Kolaborasi game China yang bernama Honkai Star Rail dengan game Jepang yang bernama Fate/Stay Night memunculkan reaksi yang luar biasa di kalangan gamer.
 
Kolaborasi game dewasa yang bernama Cherry Tale dengan vtuber Projekt Melody yang tergabung ke dalam VShojo dari Amerika Serikat.
 
Langkah yang Harus Diambil Developer dan Publisher Game Jepang.
 
Dari perbedaan-perbedaan game Jepang dan China di atas, kita bisa mengambil kesimpulan bagaimana langkah-langkah yang harus diambil oleh para developer dan publisher game Jepang untuk menghadapi gempuran game-game dari China. Langkah ini harus bersifat strategis yang tidak hanya mempertahankan citra mereka, tetapi juga harus mendorong dan beradaptasi dengan trend global.
 
1. Game Jepang harus bisa meningkatkan inovasi dan fleksibilitas dalam game mereka.
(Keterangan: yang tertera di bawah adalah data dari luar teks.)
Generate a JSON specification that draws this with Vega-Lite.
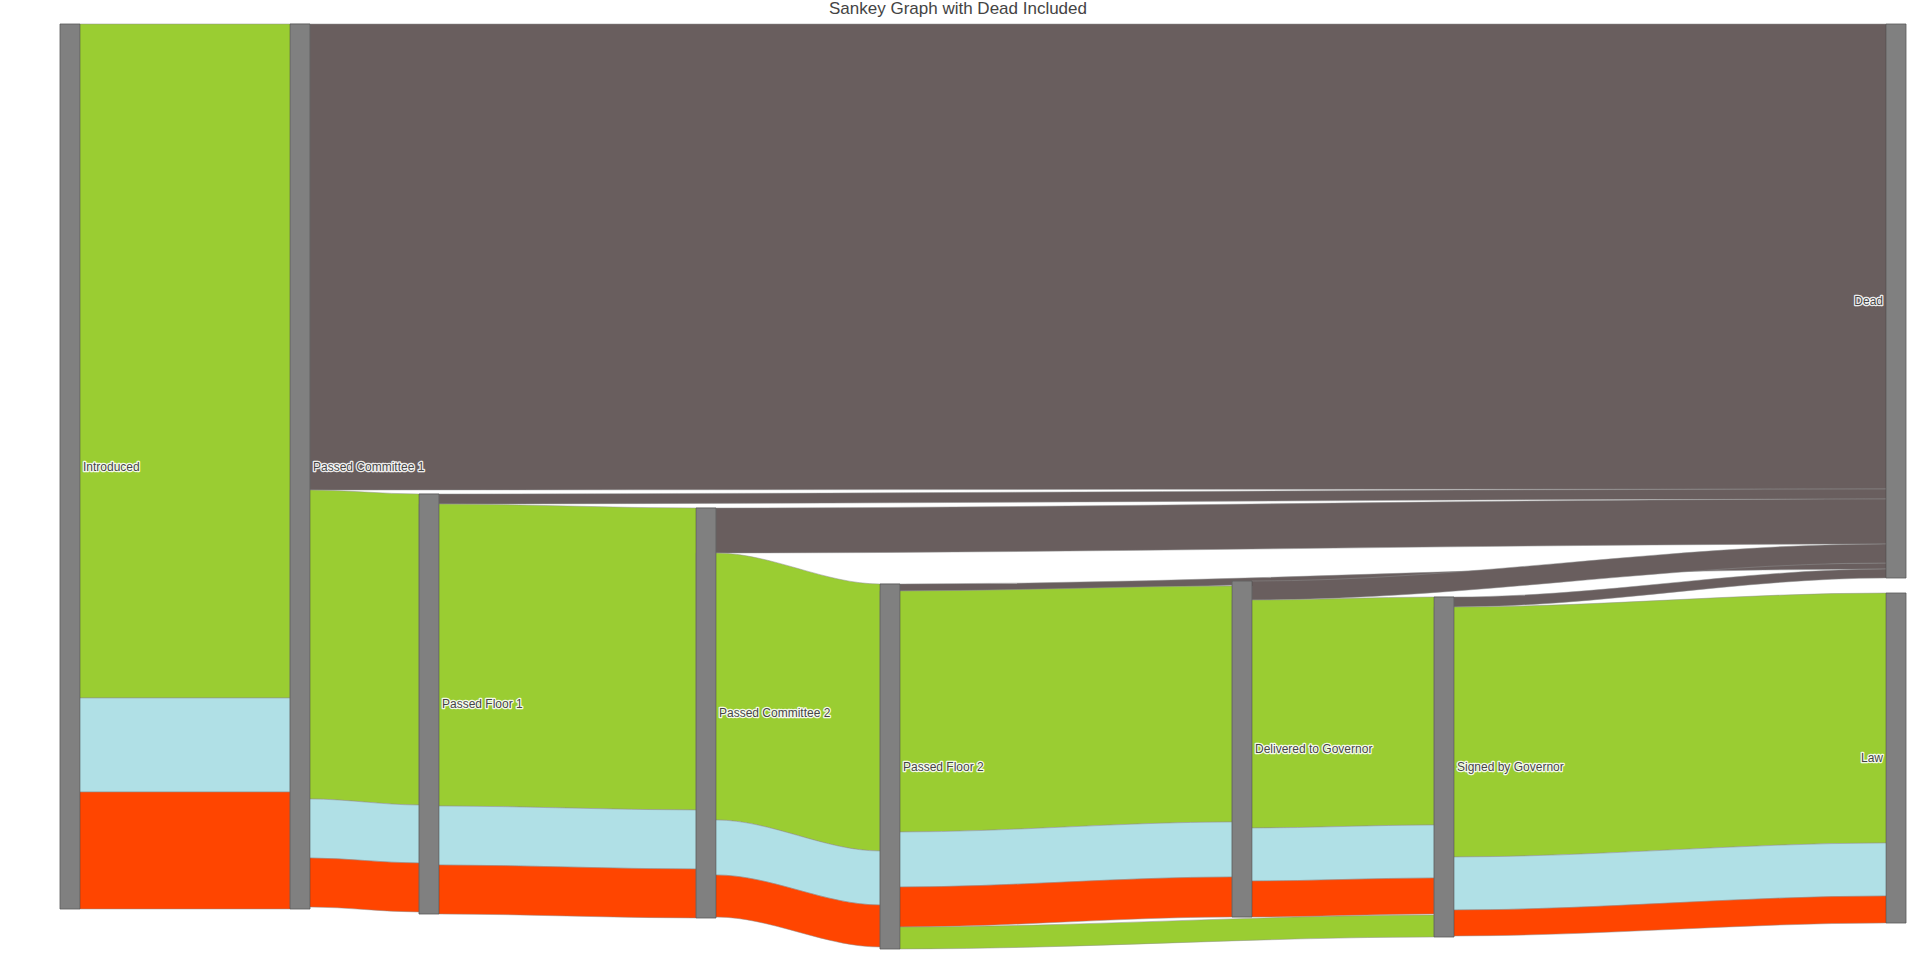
{
  "$schema": "https://vega.github.io/schema/vega-lite/v6.json",
  "width": 1916,
  "height": 935,
  "autosize": {"type": "none"},
  "padding": {"top": 24, "left": 0, "right": 0, "bottom": 0},
  "title": {"text": "Sankey Graph with Dead Included", "font": "Liberation Sans", "fontSize": 17, "fontWeight": "normal", "color": "#444444", "anchor": "middle", "offset": 5},
  "config": {"view": {"stroke": null}},
  "datasets": {
    "nodes": [
      {"name": "Introduced", "x0": 60, "x1": 80, "y0": 24, "y1": 909, "yc": 466.5, "side": "right"},
      {"name": "Passed Committee 1", "x0": 290, "x1": 310, "y0": 24, "y1": 909, "yc": 466.5, "side": "right"},
      {"name": "Passed Floor 1", "x0": 419, "x1": 439, "y0": 494, "y1": 914, "yc": 704, "side": "right"},
      {"name": "Passed Committee 2", "x0": 696, "x1": 716, "y0": 508, "y1": 918, "yc": 713, "side": "right"},
      {"name": "Passed Floor 2", "x0": 880, "x1": 900, "y0": 584, "y1": 949, "yc": 766.5, "side": "right"},
      {"name": "Delivered to Governor", "x0": 1232, "x1": 1252, "y0": 581, "y1": 917, "yc": 749, "side": "right"},
      {"name": "Signed by Governor", "x0": 1434, "x1": 1454, "y0": 597, "y1": 937, "yc": 767, "side": "right"},
      {"name": "Dead", "x0": 1886, "x1": 1906, "y0": 24, "y1": 578, "yc": 301, "side": "left"},
      {"name": "Law", "x0": 1886, "x1": 1906, "y0": 593, "y1": 923, "yc": 758, "side": "left"}
    ],
    "flows": [
      {"l": "L04", "c": "Dead", "x": 290, "t": 24, "b": 490}, {"l": "L04", "c": "Dead", "x": 310, "t": 24, "b": 490}, {"l": "L04", "c": "Dead", "x": 1886, "t": 24, "b": 489}, {"l": "L04", "c": "Dead", "x": 1906, "t": 24, "b": 489},
      {"l": "L08", "c": "Dead", "x": 419, "t": 494, "b": 504}, {"l": "L08", "c": "Dead", "x": 439, "t": 494, "b": 504}, {"l": "L08", "c": "Dead", "x": 1886, "t": 489, "b": 499}, {"l": "L08", "c": "Dead", "x": 1906, "t": 489, "b": 499},
      {"l": "L12", "c": "Dead", "x": 696, "t": 508, "b": 553}, {"l": "L12", "c": "Dead", "x": 716, "t": 508, "b": 553}, {"l": "L12", "c": "Dead", "x": 1886, "t": 499, "b": 544}, {"l": "L12", "c": "Dead", "x": 1906, "t": 499, "b": 544},
      {"l": "L16", "c": "Dead", "x": 880, "t": 584, "b": 591}, {"l": "L16", "c": "Dead", "x": 900, "t": 584, "b": 591}, {"l": "L16", "c": "Dead", "x": 1886, "t": 563, "b": 569}, {"l": "L16", "c": "Dead", "x": 1906, "t": 563, "b": 569},
      {"l": "L21", "c": "Dead", "x": 1232, "t": 581, "b": 600}, {"l": "L21", "c": "Dead", "x": 1252, "t": 581, "b": 600}, {"l": "L21", "c": "Dead", "x": 1886, "t": 544, "b": 563}, {"l": "L21", "c": "Dead", "x": 1906, "t": 544, "b": 563},
      {"l": "L25", "c": "Dead", "x": 1434, "t": 597, "b": 607}, {"l": "L25", "c": "Dead", "x": 1454, "t": 597, "b": 607}, {"l": "L25", "c": "Dead", "x": 1886, "t": 569, "b": 578}, {"l": "L25", "c": "Dead", "x": 1906, "t": 569, "b": 578},
      {"l": "L01", "c": "Group 1", "x": 60, "t": 24, "b": 698}, {"l": "L01", "c": "Group 1", "x": 80, "t": 24, "b": 698}, {"l": "L01", "c": "Group 1", "x": 290, "t": 24, "b": 698}, {"l": "L01", "c": "Group 1", "x": 310, "t": 24, "b": 698},
      {"l": "L02", "c": "Group 2", "x": 60, "t": 698, "b": 792}, {"l": "L02", "c": "Group 2", "x": 80, "t": 698, "b": 792}, {"l": "L02", "c": "Group 2", "x": 290, "t": 698, "b": 792}, {"l": "L02", "c": "Group 2", "x": 310, "t": 698, "b": 792},
      {"l": "L03", "c": "Group 3", "x": 60, "t": 792, "b": 909}, {"l": "L03", "c": "Group 3", "x": 80, "t": 792, "b": 909}, {"l": "L03", "c": "Group 3", "x": 290, "t": 792, "b": 909}, {"l": "L03", "c": "Group 3", "x": 310, "t": 792, "b": 909},
      {"l": "L05", "c": "Group 1", "x": 290, "t": 490, "b": 799}, {"l": "L05", "c": "Group 1", "x": 310, "t": 490, "b": 799}, {"l": "L05", "c": "Group 1", "x": 419, "t": 494, "b": 805}, {"l": "L05", "c": "Group 1", "x": 439, "t": 494, "b": 805},
      {"l": "L06", "c": "Group 2", "x": 290, "t": 799, "b": 858}, {"l": "L06", "c": "Group 2", "x": 310, "t": 799, "b": 858}, {"l": "L06", "c": "Group 2", "x": 419, "t": 805, "b": 863}, {"l": "L06", "c": "Group 2", "x": 439, "t": 805, "b": 863},
      {"l": "L07", "c": "Group 3", "x": 290, "t": 858, "b": 907}, {"l": "L07", "c": "Group 3", "x": 310, "t": 858, "b": 907}, {"l": "L07", "c": "Group 3", "x": 419, "t": 863, "b": 912}, {"l": "L07", "c": "Group 3", "x": 439, "t": 863, "b": 912},
      {"l": "L09", "c": "Group 1", "x": 419, "t": 504, "b": 806}, {"l": "L09", "c": "Group 1", "x": 439, "t": 504, "b": 806}, {"l": "L09", "c": "Group 1", "x": 696, "t": 508, "b": 810}, {"l": "L09", "c": "Group 1", "x": 716, "t": 508, "b": 810},
      {"l": "L10", "c": "Group 2", "x": 419, "t": 806, "b": 865}, {"l": "L10", "c": "Group 2", "x": 439, "t": 806, "b": 865}, {"l": "L10", "c": "Group 2", "x": 696, "t": 810, "b": 869}, {"l": "L10", "c": "Group 2", "x": 716, "t": 810, "b": 869},
      {"l": "L11", "c": "Group 3", "x": 419, "t": 865, "b": 914}, {"l": "L11", "c": "Group 3", "x": 439, "t": 865, "b": 914}, {"l": "L11", "c": "Group 3", "x": 696, "t": 869, "b": 918}, {"l": "L11", "c": "Group 3", "x": 716, "t": 869, "b": 918},
      {"l": "L13", "c": "Group 1", "x": 696, "t": 553, "b": 820}, {"l": "L13", "c": "Group 1", "x": 716, "t": 553, "b": 820}, {"l": "L13", "c": "Group 1", "x": 880, "t": 584, "b": 851}, {"l": "L13", "c": "Group 1", "x": 900, "t": 584, "b": 851},
      {"l": "L14", "c": "Group 2", "x": 696, "t": 820, "b": 875}, {"l": "L14", "c": "Group 2", "x": 716, "t": 820, "b": 875}, {"l": "L14", "c": "Group 2", "x": 880, "t": 851, "b": 905}, {"l": "L14", "c": "Group 2", "x": 900, "t": 851, "b": 905},
      {"l": "L15", "c": "Group 3", "x": 696, "t": 875, "b": 917}, {"l": "L15", "c": "Group 3", "x": 716, "t": 875, "b": 917}, {"l": "L15", "c": "Group 3", "x": 880, "t": 905, "b": 947}, {"l": "L15", "c": "Group 3", "x": 900, "t": 905, "b": 947},
      {"l": "L17", "c": "Group 1", "x": 880, "t": 591, "b": 832}, {"l": "L17", "c": "Group 1", "x": 900, "t": 591, "b": 832}, {"l": "L17", "c": "Group 1", "x": 1232, "t": 586, "b": 822}, {"l": "L17", "c": "Group 1", "x": 1252, "t": 586, "b": 822},
      {"l": "L18", "c": "Group 2", "x": 880, "t": 832, "b": 887}, {"l": "L18", "c": "Group 2", "x": 900, "t": 832, "b": 887}, {"l": "L18", "c": "Group 2", "x": 1232, "t": 822, "b": 877}, {"l": "L18", "c": "Group 2", "x": 1252, "t": 822, "b": 877},
      {"l": "L19", "c": "Group 3", "x": 880, "t": 887, "b": 927}, {"l": "L19", "c": "Group 3", "x": 900, "t": 887, "b": 927}, {"l": "L19", "c": "Group 3", "x": 1232, "t": 877, "b": 917}, {"l": "L19", "c": "Group 3", "x": 1252, "t": 877, "b": 917},
      {"l": "L20", "c": "Group 1", "x": 880, "t": 927, "b": 949}, {"l": "L20", "c": "Group 1", "x": 900, "t": 927, "b": 949}, {"l": "L20", "c": "Group 1", "x": 1434, "t": 915, "b": 937}, {"l": "L20", "c": "Group 1", "x": 1454, "t": 915, "b": 937},
      {"l": "L22", "c": "Group 1", "x": 1232, "t": 600, "b": 828}, {"l": "L22", "c": "Group 1", "x": 1252, "t": 600, "b": 828}, {"l": "L22", "c": "Group 1", "x": 1434, "t": 597, "b": 825}, {"l": "L22", "c": "Group 1", "x": 1454, "t": 597, "b": 825},
      {"l": "L23", "c": "Group 2", "x": 1232, "t": 828, "b": 881}, {"l": "L23", "c": "Group 2", "x": 1252, "t": 828, "b": 881}, {"l": "L23", "c": "Group 2", "x": 1434, "t": 825, "b": 878}, {"l": "L23", "c": "Group 2", "x": 1454, "t": 825, "b": 878},
      {"l": "L24", "c": "Group 3", "x": 1232, "t": 881, "b": 917}, {"l": "L24", "c": "Group 3", "x": 1252, "t": 881, "b": 917}, {"l": "L24", "c": "Group 3", "x": 1434, "t": 878, "b": 914}, {"l": "L24", "c": "Group 3", "x": 1454, "t": 878, "b": 914},
      {"l": "L26", "c": "Group 1", "x": 1434, "t": 607, "b": 857}, {"l": "L26", "c": "Group 1", "x": 1454, "t": 607, "b": 857}, {"l": "L26", "c": "Group 1", "x": 1886, "t": 593, "b": 843}, {"l": "L26", "c": "Group 1", "x": 1906, "t": 593, "b": 843},
      {"l": "L27", "c": "Group 2", "x": 1434, "t": 857, "b": 910}, {"l": "L27", "c": "Group 2", "x": 1454, "t": 857, "b": 910}, {"l": "L27", "c": "Group 2", "x": 1886, "t": 843, "b": 896}, {"l": "L27", "c": "Group 2", "x": 1906, "t": 843, "b": 896},
      {"l": "L28", "c": "Group 3", "x": 1434, "t": 910, "b": 936}, {"l": "L28", "c": "Group 3", "x": 1454, "t": 910, "b": 936}, {"l": "L28", "c": "Group 3", "x": 1886, "t": 896, "b": 923}, {"l": "L28", "c": "Group 3", "x": 1906, "t": 896, "b": 923}
    ]
  },
  "layer": [
    {
      "data": {"name": "flows"},
      "mark": {"type": "area", "interpolate": "monotone", "stroke": "#8f8f8f", "strokeWidth": 0.5},
      "encoding": {
        "x": {"field": "x", "type": "quantitative", "scale": {"domain": [0, 1916], "nice": false, "zero": false}, "axis": null},
        "y": {"field": "t", "type": "quantitative", "stack": null, "scale": {"domain": [24, 959], "reverse": true, "nice": false, "zero": false}, "axis": null},
        "y2": {"field": "b"},
        "detail": {"field": "l", "type": "nominal"},
        "color": {"field": "c", "type": "nominal", "scale": {"domain": ["Dead", "Group 1", "Group 2", "Group 3"], "range": ["#695e5e", "#9acd32", "#b0e0e6", "#ff4500"]}, "legend": null}
      }
    },
    {
      "data": {"name": "nodes"},
      "mark": {"type": "rect", "fill": "#808080", "stroke": "#444444", "strokeWidth": 0.5},
      "encoding": {
        "x": {"field": "x0", "type": "quantitative"},
        "x2": {"field": "x1"},
        "y": {"field": "y0", "type": "quantitative"},
        "y2": {"field": "y1"}
      }
    },
    {
      "data": {"name": "nodes"},
      "transform": [{"filter": "datum.side === 'right'"}],
      "mark": {"type": "text", "align": "left", "baseline": "middle", "dx": 3, "font": "Liberation Sans", "fontSize": 12, "stroke": "#ffffff", "strokeWidth": 2.5, "strokeOpacity": 0.9, "fill": "#ffffff", "strokeJoin": "round"},
      "encoding": {
        "x": {"field": "x1", "type": "quantitative"},
        "y": {"field": "yc", "type": "quantitative"},
        "text": {"field": "name"}
      }
    },
    {
      "data": {"name": "nodes"},
      "transform": [{"filter": "datum.side === 'right'"}],
      "mark": {"type": "text", "align": "left", "baseline": "middle", "dx": 3, "font": "Liberation Sans", "fontSize": 12, "fill": "#444444"},
      "encoding": {
        "x": {"field": "x1", "type": "quantitative"},
        "y": {"field": "yc", "type": "quantitative"},
        "text": {"field": "name"}
      }
    },
    {
      "data": {"name": "nodes"},
      "transform": [{"filter": "datum.side === 'left'"}],
      "mark": {"type": "text", "align": "right", "baseline": "middle", "dx": -3, "font": "Liberation Sans", "fontSize": 12, "stroke": "#ffffff", "strokeWidth": 2.5, "strokeOpacity": 0.9, "fill": "#ffffff", "strokeJoin": "round"},
      "encoding": {
        "x": {"field": "x0", "type": "quantitative"},
        "y": {"field": "yc", "type": "quantitative"},
        "text": {"field": "name"}
      }
    },
    {
      "data": {"name": "nodes"},
      "transform": [{"filter": "datum.side === 'left'"}],
      "mark": {"type": "text", "align": "right", "baseline": "middle", "dx": -3, "font": "Liberation Sans", "fontSize": 12, "fill": "#444444"},
      "encoding": {
        "x": {"field": "x0", "type": "quantitative"},
        "y": {"field": "yc", "type": "quantitative"},
        "text": {"field": "name"}
      }
    }
  ]
}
Banyak dari mereka yang masih terlalu bergantung kepada formula klasik, maka dari itu seharusnya developer harus lebih berani bereksperimen dengan genre baru atau elemen-elemen baru di dalam gamenya.
 
2. Membentuk dan mengembangkan IP global juga merupakan strategi yang bagus namun butuh penyegaran agar tetap kompetitif. Banyak IP yang memiliki potensi berkembang di lintas media yang mana seharusnya bisa fokus pada dunia dan karakter yang memiliki daya tarik internasional, bukan hanya domestik saja.
 
3. Menyesuaikan strategi dan monetisasi konten di dalam mereka juga harus diubah. China unggul dalam game live service mereka yang mana monetisasi fokus pada free to play dan gacha. Developer Jepang perlu menyeimbangkan kualitas dan kenyamanan monetisasi ini dengan cara membuat player untuk tidak dipaksa membayar mahal, atau yang biasa disebut sebagai pelit. Seperti free pull gacha yang lebih atau sama seperti banyaknya pull di game China dalam sebulan, atau rate maupun chance yang juga perlu diperbaiki.
 
4. Berinvestasi dalam teknologi dan talenta muda juga bisa menjadi sebuah solusi, karena selama ini yang kita kenal kalau game Jepang lebih banyak berpusat pada Jepang itu sendiri. Meningkatkan kolaborasi dengan studio luar negeri atau membuka cabang di luar negeri untuk ekspansi produksi juga bisa dilakukan supaya bisa memberi ruang bagi developer hingga pekerja seni muda yang kreatif untuk berinovasi, tidak hanya mengandalkan senioritas semata.
 
5. Developer dan publisher game Jepang harus mau untuk merilis game mereka secara global untuk bisa bersaing dengan game dari China supaya bisa memperluas jangkauan audience. Bisa menggunakan strategi kolaborasi dengan berbagai publisher seperti Tencent, Steam, Epic Games, atau Google Play agar akses dari pasar luar Jepang mudah dijangkau oleh audience. Ditambah dengan perilisan serentak global dengan server yang stabil akan menambah pengalaman bermain yang menyenangkan.
 
6. Perkuat branding game Jepang dengan kekuatan budaya pop mereka, seperti anime, japanese music, hingga seiyu sebagai keunikan dalam persaingan yang ketat ini. Tampilkan ciri khas Jepang dengan pendekatan modern agar tidak hanya menjadi sebuah nostalgia namun juga relevan dengan perkembangan zaman.
 
Langkah-langkah di atas mungkin sudah banyak dilakukan oleh beberapa developer maupun publisher di Jepang, namun apabila tidak berhasil maka harus segera mengubah strategi yang lebih baik agar tidak kalah bersaing dengan game dari China. Apabila sudah berhasil, maka keseimbangan kekuatan game Jepang dengan inovasinya dan kemampuan untuk merespon pasar global membuat game Jepang tidak hanya bisa bertahan, namun juga bisa kembali mendominasi industri game global.